Text mining is the process of analysing written language by discovering patterns and consistencies in text. It is a powerful tool that extracts important information from texts, which in turn can be used for different purposes.
In this project text mining was used to analyse song texts. Lyrics belong to an area of language well defined by rules and rhetorical devices. Due to their relatively structured nature it was possible to apply various text mining algorithms to them. The algorithms used were n-gram modelling, unsupervised clustering using k-means and supervised clustering using k nearest neighbour.

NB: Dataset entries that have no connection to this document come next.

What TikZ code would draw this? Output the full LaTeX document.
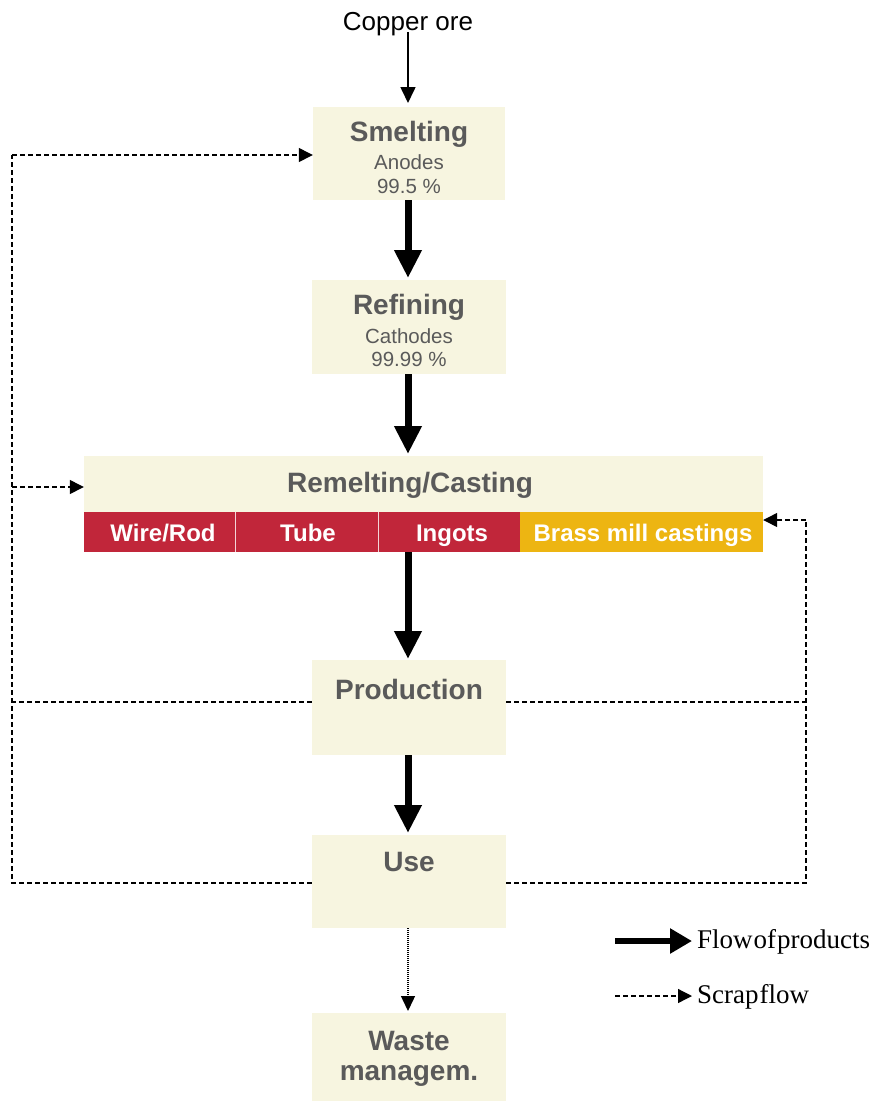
\documentclass[tikz,border=0pt]{standalone}
\usepackage{fontspec}
\setmainfont{Liberation Sans}
\newfontfamily\legendfont{Liberation Serif}[WordSpace=0.15]
\usetikzlibrary{arrows.meta}
\definecolor{cream}{HTML}{F7F5E0}
\definecolor{boxtext}{HTML}{5A5A5A}
\definecolor{castred}{HTML}{C1263A}
\definecolor{castgold}{HTML}{EDB512}
\tikzset{
  box/.style={rectangle, fill=cream, draw=none, inner sep=0pt},
  cell/.style={rectangle, draw=none, inner sep=0pt, minimum height=40pt},
  celltext/.style={anchor=base, inner sep=0pt, text=white,
    font=\fontsize{24}{28}\selectfont\bfseries},
  title/.style={text=boxtext, font=\fontsize{28}{32}\selectfont\bfseries, inner sep=0pt},
  sub/.style={text=boxtext, font=\fontsize{20.5}{24}\selectfont, inner sep=0pt},
  flow/.style={line width=7pt, -{Triangle[length=28pt,width=26pt]}},
  feed/.style={line width=1.6pt, -{Triangle[length=16pt,width=15pt]}},
  scrap/.style={line width=1.3pt, dash pattern=on 5pt off 3pt},
  scraparrow/.style={scrap, -{Triangle[length=14pt,width=14pt]}},
  waste/.style={line width=1.4pt, dash pattern=on 1.2pt off 0.8pt, -{Triangle[length=15pt,width=14pt]}},
  legend/.style={anchor=west, inner sep=0pt, font=\legendfont\fontsize{27}{31}\selectfont}
}
\begin{document}
\begin{tikzpicture}[x=1pt,y=-1pt]
\useasboundingbox (0,0) rectangle (874,1101);
% source
\node[inner sep=0pt, font=\fontsize{26}{30}\selectfont] (ore) at (408,24) {Copper ore};
% boxes
\node[box, minimum width=192pt, minimum height=93pt] (smelt) at (409,153.5) {};
\node[title] (smeltT) at (409,134) {Smelting};
\node[sub] (smeltA) at (409,162) {Anodes};
\node[sub] (smeltB) at (409,186) {99.5 \%};

\node[box, minimum width=194pt, minimum height=94pt] (refine) at (409,327) {};
\node[title] (refineT) at (409,307) {Refining};
\node[sub] (refineA) at (409,336) {Cathodes};
\node[sub] (refineB) at (409,359) {99.99 \%};

\node[box, minimum width=679pt, minimum height=56pt] (remelt) at (423.5,484) {};
\node[title] (remeltT) at (410,485) {Remelting/Casting};

\node[cell, fill=castred, minimum width=151pt] (wire) at (159.5,532) {};
\node[cell, fill=castred, minimum width=143pt] (tube) at (306.5,532) {};
\node[cell, fill=castred, minimum width=142pt] (ingots) at (449,532) {};
\node[cell, fill=castgold, minimum width=243pt] (brass) at (641.5,532) {};
\draw[white!80!castred, line width=0.8pt] (wire.north east) -- (wire.south east);
\draw[white!80!castred, line width=0.8pt] (tube.north east) -- (tube.south east);
\node[celltext] (wireT) at (163,541) {Wire/Rod};
\node[celltext] (tubeT) at (308,541) {Tube};
\node[celltext] (ingotsT) at (452,541) {Ingots};
\node[celltext] (brassT) at (643,541) {Brass mill castings};

\node[box, minimum width=194pt, minimum height=95pt] (prod) at (409,707.5) {};
\node[title] (prodT) at (409,689) {Production};

\node[box, minimum width=194pt, minimum height=93pt] (use) at (409,881.5) {};
\node[title] (useT) at (409,862) {Use};

\node[box, minimum width=194pt, minimum height=88pt] (waste) at (409,1057) {};
\node[title] (wasteT1) at (409,1041) {Waste};
\node[title] (wasteT2) at (409,1076) {managem.};

% product flow
\draw[feed] (ore.south -| 408,0) ++(0,-4) -- (408,103);
\draw[flow] (smelt.south -| 408,0) -- (408,278);
\draw[flow] (refine.south -| 408,0) -- (408,454);
\draw[flow] (ingots.south -| 408,0) -- (408,659);
\draw[flow] (prod.south -| 408,0) -- (408,833);
\draw[waste] (use.south -| 408,0) -- (408,1011);

% scrap flow
\coordinate (pl) at (prod.west |- 0,702);
\coordinate (pr) at (prod.east |- 0,702);
\coordinate (ul) at (use.west |- 0,883);
\coordinate (ur) at (use.east |- 0,883);
\coordinate (lt) at (12,155);
\coordinate (lm) at (12,487);
\coordinate (lb) at (12,883);
\coordinate (rt) at (806,520);
\coordinate (rb) at (806,883);
\draw[scrap] (ul) -- (lb) -- (lt);
\draw[scraparrow] (lt) -- (smelt.west |- lt);
\draw[scraparrow] (lm) -- (remelt.west |- lm);
\draw[scrap] (pl) -- (12,702);
\draw[scrap] (ur) -- (rb) -- (rt);
\draw[scraparrow] (rt) -- (brass.east |- rt);
\draw[scrap] (pr) -- (806,702);

% legend
\coordinate (f1) at (615,941);
\coordinate (f2) at (692,941);
\coordinate (s1) at (615,996);
\coordinate (s2) at (692,996);
\draw[line width=6pt, -{Triangle[length=22pt,width=24pt]}] (f1) -- (f2);
\draw[scraparrow] (s1) -- (s2);
\node[legend] (legF) at (697,942) {Flow of products};
\node[legend] (legS) at (697,997) {Scrap flow};
\end{tikzpicture}
\end{document}
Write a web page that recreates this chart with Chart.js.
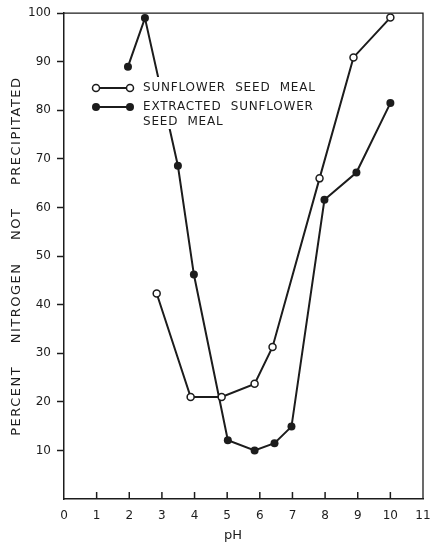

The project resulted in two main functions. The first function generates part of a song verse which is to be completed by the user, who selects a word from a predefined set of words generated by the function. The testing was done on three sets of data varying in size. The results showed that there were small changes in the success rate of the verses based on different sized corpora. The number of unsuccessful cases were found to be the lowest in a dataset of medium size (around 250 documents per genre). A larger change was observed in the results for semantically successful cases, where the success rate increased relative to data size. No significant change was observed in the case of grammatically correct verses across the different sized data.
The second function was based on an algorithm performing unsupervised and supervised clustering. The results showed that unsupervised clustering proved unsuccessful in accurately classifying given lyrics, proving that supervised clustering is a more powerful tool when performing text categorisation.